Traditionally, the tea is prepared in a brass kettle known as a samovar, which contains live coals in a central cavity, and which keep the tea perpetually hot. Around the fire-container there is a space for water to boil and the tea leaves and other ingredients are mixed with the water. These days, Kahwa is made in normal pans and vessels. It is often served in tiny, shallow cups, and usually served to guests or as part of a celebration dinner. Saffron is added to the drink for special visitors. Sometimes milk is added to it, but this is generally given to the elderly or the sick. The tea is considered to be good for digestion and brings warmth during the cold season.
At Zune, we offer a fine selection of all-time favourites from Delhi, Punjab and Kashmir. Kashmiri cuisine is based on traditional methods of cooking using fresh and seasonal ingredients blended with exotic tastes, colours, textures and spices. We purchase the ingredients from a local vendor and the vegetables are bought every day so that the freshness isn’t discounted at any cost. All the ingredients are available quite easily to us and that too of a good quality, which helps us maintain a consistent taste and standard of our dishes.
History of Kashmiri Cuisine
The history of modern Kashmiri cuisine can be traced back to the 15th century invasion of India by Timur, and the migration of 1,700 skilled woodcarvers, weavers, architects, calligraphers and cooks from Samarkand to the valley of Kashmir. The descendants of these cooks, the wazas, are the master chefs of Kashmir.
The royal Wazwan is considered the ultimate formal banquet in Kashmir.
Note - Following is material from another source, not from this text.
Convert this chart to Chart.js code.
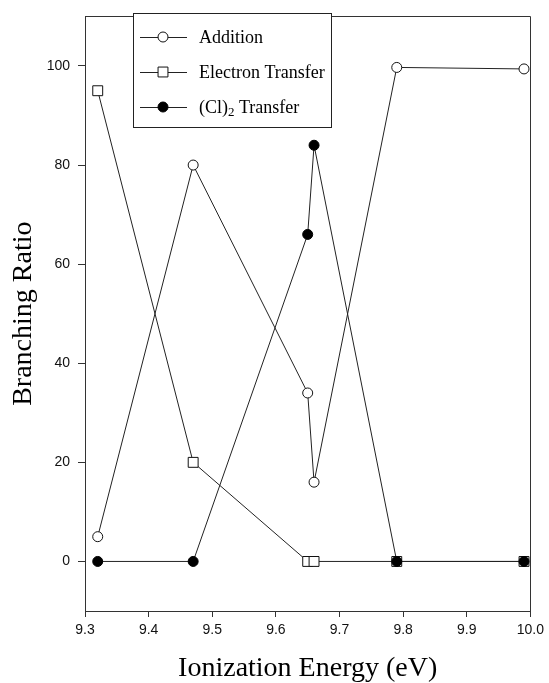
<!DOCTYPE html>
<html>
<head>
<meta charset="utf-8">
<script src="https://cdn.jsdelivr.net/npm/chart.js@4/dist/chart.umd.min.js"></script>
<style>
  body { margin: 0; background: #fff; }
  canvas { display: block; }
</style>
</head>
<body>
<canvas id="branchChart" width="549" height="683"></canvas>
<script>
// values
const energy = [9.32, 9.47, 9.65, 9.66, 9.79, 9.99];
const addition = [5, 80, 34, 16, 99.7, 99.4];
const electronTransfer = [95, 20, 0, 0, 0, 0];
const cl2Transfer = [0, 0, 66, 84, 0, 0];

const xTicks = [9.3, 9.4, 9.5, 9.6, 9.7, 9.8, 9.9, 10.0];
const yTicks = [0, 20, 40, 60, 80, 100];

const seriesNames = ['Addition', 'Electron Transfer', '(Cl)₂ Transfer'];

const pts = vals => energy.map((e, i) => ({ x: e, y: vals[i] }));

// box around the plot + boxed legend in the upper left
const frameLegend = {
    id: 'frameLegend',
    afterDraw(chart) {
        const c = chart.ctx;
        const a = chart.chartArea;
        c.save();
        c.strokeStyle = '#333';
        c.lineWidth = 1;
        c.beginPath();
        c.moveTo(Math.round(a.left) + 0.5, Math.round(a.top) + 0.5);
        c.lineTo(Math.round(a.right) + 0.5, Math.round(a.top) + 0.5);
        c.lineTo(Math.round(a.right) + 0.5, Math.round(a.bottom) + 0.5);
        c.stroke();

        // legend box
        const bx = 133, by = 13, bw = 198, bh = 114;
        c.fillStyle = '#fff';
        c.fillRect(bx, by, bw, bh);
        c.strokeStyle = '#222';
        c.strokeRect(bx + 0.5, by + 0.5, bw, bh);

        const rows = [37, 72, 107];
        const legendOrder = [0, 1, 2];
        legendOrder.forEach((di, r) => {
            const ds = chart.data.datasets[di];
            const y = rows[r];
            c.strokeStyle = '#222';
            c.lineWidth = 1;
            c.beginPath();
            c.moveTo(140, y + 0.5);
            c.lineTo(187, y + 0.5);
            c.stroke();
            c.fillStyle = ds.pointBackgroundColor;
            c.strokeStyle = ds.pointBorderColor;
            c.lineWidth = 1;
            Chart.helpers.drawPoint(c, {
                pointStyle: ds.pointStyle,
                radius: ds.pointRadius,
                borderWidth: 1,
                rotation: 0
            }, 163, y);

            // label text, with subscript digits
            c.fillStyle = '#000';
            c.textBaseline = 'middle';
            c.textAlign = 'left';
            let x = 199;
            const parts = ds.label.split(/(₂)/);
            parts.forEach(p => {
                if (p === '₂') {
                    c.font = '13px "Liberation Serif"';
                    c.fillText('2', x, y + 6);
                    x += c.measureText('2').width;
                } else if (p) {
                    c.font = '18px "Liberation Serif"';
                    c.fillText(p, x, y + 1);
                    x += c.measureText(p).width;
                }
            });
        });
        c.restore();
    }
};

const ctx = document.getElementById('branchChart').getContext('2d');
const branchChart = new Chart(ctx, {
    type: 'line',
    data: {
        datasets: [{
            label: seriesNames[0],
            data: pts(addition),
            pointStyle: 'circle',
            pointRadius: 5,
            pointBackgroundColor: '#fff',
            pointBorderColor: '#111',
            order: 0
        }, {
            label: seriesNames[1],
            data: pts(electronTransfer),
            pointStyle: 'rect',
            pointRadius: 7,
            pointBackgroundColor: '#fff',
            pointBorderColor: '#111',
            order: 2
        }, {
            label: seriesNames[2],
            data: pts(cl2Transfer),
            pointStyle: 'circle',
            pointRadius: 5,
            pointBackgroundColor: '#000',
            pointBorderColor: '#000',
            order: 1
        }].map(d => Object.assign({
            borderColor: '#222',
            borderWidth: 1,
            pointBorderWidth: 1,
            pointHoverRadius: 5,
            tension: 0,
            fill: false,
            clip: false
        }, d))
    },
    options: {
        responsive: false,
        animation: false,
        devicePixelRatio: 1,
        layout: { padding: { top: 11, right: 15, left: 0, bottom: 0 } },
        plugins: {
            legend: { display: false },
            tooltip: { enabled: false }
        },
        scales: {
            x: {
                type: 'linear',
                min: 9.3,
                max: 10.0,
                afterBuildTicks: s => { s.ticks = xTicks.map(v => ({ value: v })); },
                afterFit: s => { s.height = 72; },
                border: { color: '#333', width: 1 },
                grid: { drawOnChartArea: false, tickLength: 6, color: '#333' },
                ticks: {
                    color: '#111',
                    padding: 5,
                    maxRotation: 0,
                    font: { family: '"Liberation Sans", Arial', size: 14 },
                    callback: v => v.toFixed(1)
                },
                title: {
                    display: true,
                    text: 'Ionization Energy (eV)',
                    color: '#000',
                    padding: { top: 0, bottom: 0 },
                    font: { family: '"Liberation Serif", "Times New Roman"', size: 28, lineHeight: 1 }
                }
            },
            y: {
                min: -10,
                max: 110,
                afterBuildTicks: s => { s.ticks = yTicks.map(v => ({ value: v })); },
                afterFit: s => { s.width = 85; },
                border: { color: '#333', width: 1 },
                grid: { drawOnChartArea: false, tickLength: 7, color: '#333' },
                ticks: {
                    color: '#111',
                    padding: 8,
                    font: { family: '"Liberation Sans", Arial', size: 14 }
                },
                title: {
                    display: true,
                    text: 'Branching Ratio',
                    color: '#000',
                    padding: { top: 10, bottom: 0 },
                    font: { family: '"Liberation Serif", "Times New Roman"', size: 28, lineHeight: 1 }
                }
            }
        }
    },
    plugins: [frameLegend]
});
</script>
</body>
</html>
It offers no less than 36 courses, of which 15 to 30 are meat preparations, cooked overnight by the master chef, Vasta Waza, and his retinue of wazas. Guests are seated in groups of four and share the meal out of a large metal plate called the trami.
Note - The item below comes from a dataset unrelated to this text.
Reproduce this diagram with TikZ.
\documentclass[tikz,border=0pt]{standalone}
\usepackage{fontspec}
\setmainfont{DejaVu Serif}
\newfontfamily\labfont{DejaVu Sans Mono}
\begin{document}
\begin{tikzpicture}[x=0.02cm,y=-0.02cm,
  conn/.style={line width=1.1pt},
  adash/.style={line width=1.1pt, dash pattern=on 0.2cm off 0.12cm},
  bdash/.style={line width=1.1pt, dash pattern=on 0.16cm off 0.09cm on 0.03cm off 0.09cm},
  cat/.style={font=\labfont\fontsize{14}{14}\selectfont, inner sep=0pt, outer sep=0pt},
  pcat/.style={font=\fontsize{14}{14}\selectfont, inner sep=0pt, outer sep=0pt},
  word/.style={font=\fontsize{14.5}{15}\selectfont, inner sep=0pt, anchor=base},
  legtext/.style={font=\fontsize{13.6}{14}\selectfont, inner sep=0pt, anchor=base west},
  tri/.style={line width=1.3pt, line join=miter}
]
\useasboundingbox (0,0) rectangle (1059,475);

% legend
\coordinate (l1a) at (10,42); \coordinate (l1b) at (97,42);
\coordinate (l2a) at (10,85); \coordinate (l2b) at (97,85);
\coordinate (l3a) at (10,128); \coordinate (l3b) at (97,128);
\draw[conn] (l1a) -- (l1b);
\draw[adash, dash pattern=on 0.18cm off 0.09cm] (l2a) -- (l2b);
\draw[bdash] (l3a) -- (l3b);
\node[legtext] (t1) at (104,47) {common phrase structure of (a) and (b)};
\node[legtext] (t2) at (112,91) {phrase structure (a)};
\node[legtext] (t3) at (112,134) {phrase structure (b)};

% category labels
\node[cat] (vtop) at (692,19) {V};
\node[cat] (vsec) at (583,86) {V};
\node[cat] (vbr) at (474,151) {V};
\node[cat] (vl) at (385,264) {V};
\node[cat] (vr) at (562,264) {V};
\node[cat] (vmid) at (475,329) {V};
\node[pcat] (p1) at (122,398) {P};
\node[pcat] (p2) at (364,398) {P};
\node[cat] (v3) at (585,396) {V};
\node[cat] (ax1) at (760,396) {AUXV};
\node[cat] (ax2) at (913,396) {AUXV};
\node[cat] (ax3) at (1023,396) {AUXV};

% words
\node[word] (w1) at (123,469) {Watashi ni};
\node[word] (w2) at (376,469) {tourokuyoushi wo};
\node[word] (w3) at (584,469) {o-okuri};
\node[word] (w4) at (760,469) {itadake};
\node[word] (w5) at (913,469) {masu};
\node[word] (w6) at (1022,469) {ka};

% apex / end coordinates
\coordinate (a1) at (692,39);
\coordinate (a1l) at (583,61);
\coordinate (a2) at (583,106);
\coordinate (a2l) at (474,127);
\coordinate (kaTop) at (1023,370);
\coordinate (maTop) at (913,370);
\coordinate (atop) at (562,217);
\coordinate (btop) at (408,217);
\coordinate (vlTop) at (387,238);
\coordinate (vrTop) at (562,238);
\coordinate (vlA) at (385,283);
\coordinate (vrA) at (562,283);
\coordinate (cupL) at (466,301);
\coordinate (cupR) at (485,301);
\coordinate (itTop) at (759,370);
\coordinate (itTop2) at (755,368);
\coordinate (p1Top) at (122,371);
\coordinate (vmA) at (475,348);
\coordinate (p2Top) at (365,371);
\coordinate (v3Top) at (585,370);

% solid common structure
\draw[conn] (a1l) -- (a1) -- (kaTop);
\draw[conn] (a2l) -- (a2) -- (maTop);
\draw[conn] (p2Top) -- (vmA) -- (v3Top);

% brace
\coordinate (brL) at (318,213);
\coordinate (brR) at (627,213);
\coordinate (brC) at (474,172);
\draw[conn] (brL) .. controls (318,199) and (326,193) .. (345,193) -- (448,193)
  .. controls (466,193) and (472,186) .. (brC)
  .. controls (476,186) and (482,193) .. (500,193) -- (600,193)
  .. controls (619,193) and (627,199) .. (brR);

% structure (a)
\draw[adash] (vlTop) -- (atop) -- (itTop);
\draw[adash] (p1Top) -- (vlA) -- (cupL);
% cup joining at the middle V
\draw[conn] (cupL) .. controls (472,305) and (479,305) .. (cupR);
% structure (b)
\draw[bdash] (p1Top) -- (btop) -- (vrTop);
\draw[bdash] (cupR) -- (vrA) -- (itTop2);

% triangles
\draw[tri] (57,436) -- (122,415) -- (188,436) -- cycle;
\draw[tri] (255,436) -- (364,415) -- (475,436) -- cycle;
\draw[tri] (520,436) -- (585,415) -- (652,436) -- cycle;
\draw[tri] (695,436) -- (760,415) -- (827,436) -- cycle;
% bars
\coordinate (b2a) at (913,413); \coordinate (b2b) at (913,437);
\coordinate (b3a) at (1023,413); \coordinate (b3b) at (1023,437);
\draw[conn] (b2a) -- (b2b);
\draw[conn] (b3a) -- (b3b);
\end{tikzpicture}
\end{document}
The meal begins with a ritual washing of hands at a basin called the tash-t-nari, which is taken around by attendants. Then the tramis arrive, heaped with rice, quartered by seekh kababs, pieces of methi korma, tabak maaz, safed murg, zafrani murg, and the first few courses. Curd and chutney are served seperately in small earthen pots. As each trami is completed, it is removed, and a new one brought in, until the dinner has run its course. Seven dishes are a must for these occassions– Rista, Rogan Josh, Tabak Maaz, Daniwal Korma, Aab Gosht, Marchwangan Korma and Gushtaba. Mutton, chicken or fish are important in a Kashmiri meal and the Kashmiris often combines vegetables and meat in the same dish in their daily meals. Mutton and turnips, chicken and spinach, fish and lotus root are other popular combinations.